Over the last two years, while individual state spending across the country was declining by an average of about two percent, the Democrats in the State House were busy drafting budgets to increase General Fund spending here in New Hampshire by nearly 25%, knowing that the funds (incoming state revue revenue) were simply not available to pay for it.

 

If we are to have a meaningful discussion of our state’s economic future, we must begin by laying down a few common sense ground rules, the first and most important one being: You simply cannot spend money you don’t have and expect to be in sound financial shape when the bills come due.

 

Anyone who’s tried to manage a family budget or run a small business understands this principle quite well. It’s sad that our state legislature has yet to wrap its collective head around this concept. One “solution” being debated at the State house is the expansion of legalized gambling as means of bringing more money into the state coffers.

 

While such a plan may have the potential to increase revenue, it does little to address the root cause of the problem – excess spending. If your boat’s taking on water, installing a more powerful sump pump down below might keep you afloat for a little while longer, but it’s certainly not viable as a long-term solution.

 

Second, with unemployment still hovering around 10% nationwide (despite the passage of a trillion-dollar job “stimulus” bill), and a federal government doing every thing it can to discourage economic growth in the private sector, it is unconscionable to be considering, as some state lawmakers here in New Hampshire have been doing for some time now, the implementation of broad-based taxes, when there are so many families in the state already making drastic cuts to their household budgets and living paycheck to paycheck.

 

Third, we have to recognize the simple fact that all the so-called “stimulus” money to have come out of Washington has been little more than a Band-aid, used to temporarily plug up holes in state budgets across the country (and fund bonuses and retirement benefits for members of the ruling party’s preferred classes).

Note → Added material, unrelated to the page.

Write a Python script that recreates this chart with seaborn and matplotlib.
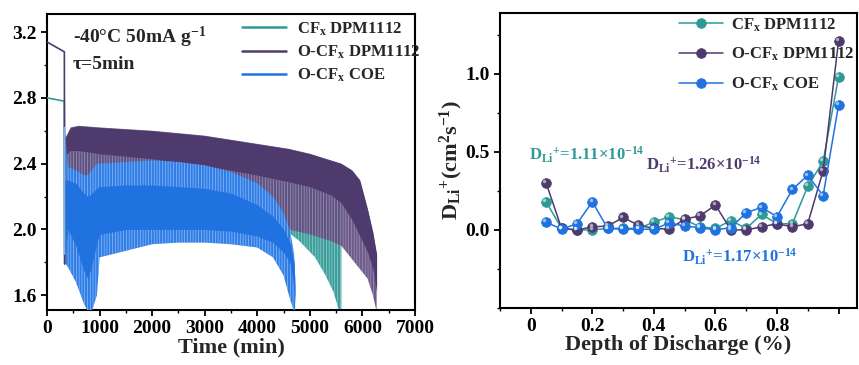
import numpy as np
import pandas as pd
import matplotlib
matplotlib.use('Agg')
import matplotlib.pyplot as plt
import seaborn as sns
from matplotlib.ticker import MultipleLocator, FixedLocator
from matplotlib.lines import Line2D
import matplotlib.transforms as mtransforms

# ---------------- Left panel: GITT at -40 C ----------------
series_names = ['CF$_\\mathrm{x}$ DPM1112', 'O-CF$_\\mathrm{x}$ DPM1112', 'O-CF$_\\mathrm{x}$ COE']

# initial rest segments
rest_t_cf = [0, 330, 336]
rest_v_cf = [2.80, 2.78, 1.79]
rest_t_ocf = [0, 330, 336]
rest_v_ocf = [3.14, 3.08, 1.79]
rest_t_coe = [330, 334]
rest_v_coe = [2.62, 1.85]

# CFx DPM1112 envelopes
cf_t = [340, 500, 1000, 2000, 3000, 4000, 4600, 4800, 5100, 5300, 5450, 5550, 5600]
cf_up = [2.40, 2.50, 2.50, 2.48, 2.45, 2.40, 2.35, 2.33, 2.30, 2.27, 2.25, 2.23, 2.20]
cf_lo = [1.80, 2.05, 2.05, 2.03, 2.02, 2.00, 1.98, 1.93, 1.83, 1.72, 1.62, 1.51, 1.50]

# O-CFx DPM1112 envelopes
ocf_t = [340, 450, 600, 1000, 2000, 3000, 4000, 4600, 5000, 5400, 5600, 5700, 5800, 5950, 6100, 6200, 6270]
ocf_up = [2.55, 2.62, 2.63, 2.62, 2.60, 2.57, 2.52, 2.49, 2.46, 2.42, 2.40, 2.38, 2.36, 2.30, 2.12, 1.98, 1.85]
ocf_core = [2.45, 2.48, 2.48, 2.46, 2.43, 2.39, 2.33, 2.29, 2.26, 2.21, 2.16, 2.11, 2.06, 1.96, 1.86, 1.76, 1.62]
ocf_lo = [1.80, 2.20, 2.20, 2.15, 2.10, 2.05, 2.02, 2.00, 1.97, 1.93, 1.90, 1.86, 1.82, 1.76, 1.70, 1.60, 1.50]

# O-CFx COE envelopes
coe_t = [334, 400, 550, 700, 780, 850, 950, 1000, 1500, 2000, 2500, 3000, 3500, 4000, 4300, 4500, 4620, 4700, 4720]
coe_up = [2.62, 2.38, 2.36, 2.33, 2.33, 2.36, 2.40, 2.40, 2.41, 2.42, 2.41, 2.39, 2.35, 2.28, 2.20, 2.10, 2.00, 1.85, 1.70]
coe_core_up = [2.30, 2.30, 2.28, 2.22, 2.20, 2.22, 2.25, 2.26, 2.27, 2.27, 2.26, 2.25, 2.22, 2.15, 2.08, 2.00, 1.92, 1.80, 1.65]
coe_core_lo = [1.85, 2.00, 1.90, 1.75, 1.70, 1.78, 1.92, 1.97, 2.00, 2.00, 2.00, 2.00, 1.99, 1.96, 1.92, 1.86, 1.80, 1.65, 1.55]
coe_lo = [1.80, 1.77, 1.68, 1.55, 1.50, 1.50, 1.60, 1.83, 1.87, 1.91, 1.92, 1.92, 1.91, 1.89, 1.83, 1.72, 1.58, 1.50, 1.50]

# ---------------- Right panel: diffusion coefficient ----------------
dod = [0.05, 0.10, 0.15, 0.20, 0.25, 0.30, 0.35, 0.40, 0.45, 0.50,
       0.55, 0.60, 0.65, 0.70, 0.75, 0.80, 0.85, 0.90, 0.95, 1.00]
d_cf = [0.18, 0.01, 0.00, 0.00, 0.01, 0.01, 0.01, 0.05, 0.085, 0.065,
        0.02, 0.01, 0.06, 0.01, 0.10, 0.04, 0.04, 0.28, 0.44, 0.98]
d_ocf = [0.30, 0.01, 0.00, 0.02, 0.025, 0.08, 0.03, 0.01, 0.005, 0.07,
         0.09, 0.16, 0.00, 0.00, 0.02, 0.04, 0.02, 0.04, 0.38, 1.21]
d_coe = [0.05, 0.005, 0.04, 0.18, 0.01, 0.005, 0.005, 0.005, 0.045, 0.025,
         0.015, 0.00, 0.015, 0.11, 0.145, 0.085, 0.26, 0.35, 0.22, 0.80]

x_ticks_right = [0, 0.2, 0.4, 0.6, 0.8, 1.0]
x_ticklabels_right = ['0', '0.2', '0.4', '0.6', '0.8', '']
x_ticks_left = [0, 1000, 2000, 3000, 4000, 5000, 6000, 7000]
y_ticks_left = [1.6, 2.0, 2.4, 2.8, 3.2]
y_ticks_right = [0.0, 0.5, 1.0]

c_teal = '#2e9a96'
c_purple = '#4f3a6e'
c_blue = '#1f72e0'
# outer (striped) band: face colour + lighter stripes
c_teal_f, c_teal_h = '#3c9f9b', '#a3d4d0'
c_purple_f, c_purple_h = '#614e80', '#ab9cc2'
c_blue_f, c_blue_h = '#2f7ee8', '#9cc2f4'

sns.set_theme(style='ticks')
plt.rcParams['font.family'] = ['Liberation Serif', 'DejaVu Serif']
plt.rcParams['font.weight'] = 'bold'
plt.rcParams['axes.labelweight'] = 'bold'
plt.rcParams['mathtext.fontset'] = 'custom'
plt.rcParams['mathtext.rm'] = 'Liberation Serif:bold'
plt.rcParams['mathtext.bf'] = 'Liberation Serif:bold'
plt.rcParams['mathtext.it'] = 'Liberation Serif:italic:bold'
plt.rcParams['hatch.linewidth'] = 0.45
plt.rcParams['axes.linewidth'] = 1.5
plt.rcParams['xtick.major.width'] = 1.3
plt.rcParams['ytick.major.width'] = 1.3
plt.rcParams['xtick.minor.width'] = 1.0
plt.rcParams['ytick.minor.width'] = 1.0
plt.rcParams['xtick.major.size'] = 4
plt.rcParams['ytick.major.size'] = 4
plt.rcParams['xtick.minor.size'] = 2.5
plt.rcParams['ytick.minor.size'] = 2.5
plt.rcParams['xtick.color'] = 'black'
plt.rcParams['ytick.color'] = 'black'
plt.rcParams['axes.edgecolor'] = 'black'

fig = plt.figure(figsize=(8.59, 3.65), dpi=100)
axL = fig.add_axes([47/859, 55/365, 368/859, 296/365])
axR = fig.add_axes([500/859, 57/365, 357/859, 295/365])

# ---- left ----
HATCH = '|' * 6
axL.fill_between(cf_t, cf_lo, cf_up, facecolor=c_teal_f, edgecolor=c_teal_h,
                 hatch=HATCH, linewidth=0, zorder=1)
axL.fill_between(ocf_t, ocf_lo, ocf_up, facecolor=c_purple_f, edgecolor=c_purple_h,
                 hatch=HATCH, linewidth=0, alpha=0.92, zorder=2)
axL.fill_between(ocf_t, ocf_core, ocf_up, facecolor=c_purple, edgecolor=c_purple,
                 linewidth=0, zorder=2.1)
axL.fill_between(coe_t, coe_lo, coe_up, facecolor=c_blue_f, edgecolor=c_blue_h,
                 hatch=HATCH, linewidth=0, zorder=3)
axL.fill_between(coe_t, coe_core_lo, coe_core_up, facecolor=c_blue, edgecolor=c_blue,
                 linewidth=0, zorder=3.1)
sns.lineplot(x=rest_t_cf, y=rest_v_cf, color=c_teal, lw=1.2, ax=axL, sort=False, zorder=4)
sns.lineplot(x=rest_t_ocf, y=rest_v_ocf, color=c_purple, lw=1.2, ax=axL, sort=False, zorder=4)
sns.lineplot(x=rest_t_coe, y=rest_v_coe, color='#80b2f2', lw=1.2, ax=axL, sort=False, zorder=4)

axL.set_xlim(0, 7000)
axL.set_ylim(1.51, 3.31)
axL.xaxis.set_major_locator(FixedLocator(x_ticks_left))
axL.xaxis.set_minor_locator(MultipleLocator(500))
axL.yaxis.set_major_locator(FixedLocator(y_ticks_left))
axL.yaxis.set_minor_locator(MultipleLocator(0.2))
axL.set_yticklabels([f'{v:.1f}' for v in y_ticks_left])
axL.set_xticklabels([str(v) for v in x_ticks_left])
axL.tick_params(axis='both', which='both', direction='out', labelsize=14)
axL.set_xlabel('Time (min)', fontsize=16, labelpad=0)
axL.set_ylabel('')
for s in axL.spines.values():
    s.set_visible(True)
axL.text(0.07, 0.92, '-40°C 50mA g$^{-1}$', transform=axL.transAxes,
         fontsize=14, fontweight='bold', va='center', ha='left')
axL.text(0.07, 0.83, 'τ=5min', transform=axL.transAxes,
         fontsize=14, fontweight='bold', va='center', ha='left')
handlesL = [Line2D([], [], color=c_teal, lw=1.8),
            Line2D([], [], color=c_purple, lw=1.8),
            Line2D([], [], color=c_blue, lw=1.8)]
legL = axL.legend(handlesL, series_names, loc='upper left', bbox_to_anchor=(0.49, 1.03),
                  frameon=False, fontsize=12, handlelength=2.6, labelspacing=0.35,
                  handletextpad=0.7)

# ---- right ----
for yv, col, name in [(d_cf, c_teal, series_names[0]),
                      (d_ocf, c_purple, series_names[1]),
                      (d_coe, c_blue, series_names[2])]:
    sns.lineplot(x=dod, y=yv, color=col, lw=1.1, marker='o', markersize=7,
                 markeredgecolor=col, markeredgewidth=0.5, ax=axR, label=name, sort=False)
    hl = mtransforms.offset_copy(axR.transData, fig=fig, x=-1.3, y=1.3, units='points')
    axR.plot(dod, yv, linestyle='none', marker='o', markersize=2.5, color='white',
             alpha=0.55, markeredgewidth=0, transform=hl, zorder=5)

axR.set_xlim(-0.1, 1.06)
axR.set_ylim(-0.5, 1.39)
axR.xaxis.set_major_locator(FixedLocator(x_ticks_right))
axR.xaxis.set_minor_locator(MultipleLocator(0.1))
axR.set_xticklabels(x_ticklabels_right)
axR.yaxis.set_major_locator(FixedLocator(y_ticks_right))
axR.yaxis.set_minor_locator(MultipleLocator(0.25))
axR.set_yticklabels([f'{v:.1f}' for v in y_ticks_right])
axR.tick_params(axis='both', which='both', direction='out', labelsize=14)
axR.set_xlabel('Depth of Discharge (%)', fontsize=16, labelpad=0)
axR.set_ylabel('D$_{\\mathrm{Li}}$$^{+}$(cm$^{2}$s$^{-1}$)', fontsize=16, labelpad=0)
axR.text(-0.005, 0.48, 'D$_{\\mathrm{Li}}$$^{+}$=1.11×10$^{-14}$', color=c_teal,
         fontsize=12, fontweight='bold', va='center', ha='left')
axR.text(0.375, 0.42, 'D$_{\\mathrm{Li}}$$^{+}$=1.26×10$^{-14}$', color=c_purple,
         fontsize=12, fontweight='bold', va='center', ha='left')
axR.text(0.49, -0.17, 'D$_{\\mathrm{Li}}$$^{+}$=1.17×10$^{-14}$', color=c_blue,
         fontsize=12, fontweight='bold', va='center', ha='left')
handlesR, labelsR = axR.get_legend_handles_labels()
axR.legend(handlesR[:3], labelsR[:3], loc='upper left', bbox_to_anchor=(0.46, 1.04),
           frameon=False, fontsize=12, handlelength=2.6, labelspacing=0.75,
           handletextpad=0.5, numpoints=1)

fig.savefig('out.png', dpi=100)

And, as everyone knows, the one inevitability with Band-aids is, they all fall off eventually.

 

We have to resist the urge to accept any “free” money coming from Washington and all the strings that will inevitably be attached to it. Every penny dished out by the federal government these days comes with terms and conditions that are not favorable to its recipient – conditions that seek to supplant local control of our economy with strict, bureaucratic oversight from career politicians and, by extension, their campaign financiers.

 

Last, and perhaps most important, at the state level, we must do everything we can to maintain our local control economy, wherein taxation and spending are predominantly controlled in each of the 234 cities and towns in New Hampshire by the People, and not the politicians.

 

If control of our tax dollars were to be forced upward to a centralized and more powerful state government, the damage caused would be threefold.

 

Not only would it result in a loss of economic freedom for the taxpayers, and hurt our state’s competitiveness in the region, but it would also pave the way for outside special interest groups looking to set up shop in New Hampshire and corrupt our state government the same way they have in our neighboring state to the south and elsewhere.

 

The reason New Hampshire has remained untainted by the political malfeasance that goes hand-in-hand with the lobbying efforts of such organizations is that there is not one single thoroughfare, through which all the state’s tax revenue flows. It’s simply not feasible for them to maintain a presence in every city and town to steer tax dollars toward their pet causes and projects.

 

As your state representative, I will work to the best my abilities to defend and preserve the “New Hampshire Advantage” and our local control economy to help keep our state prosperous and free.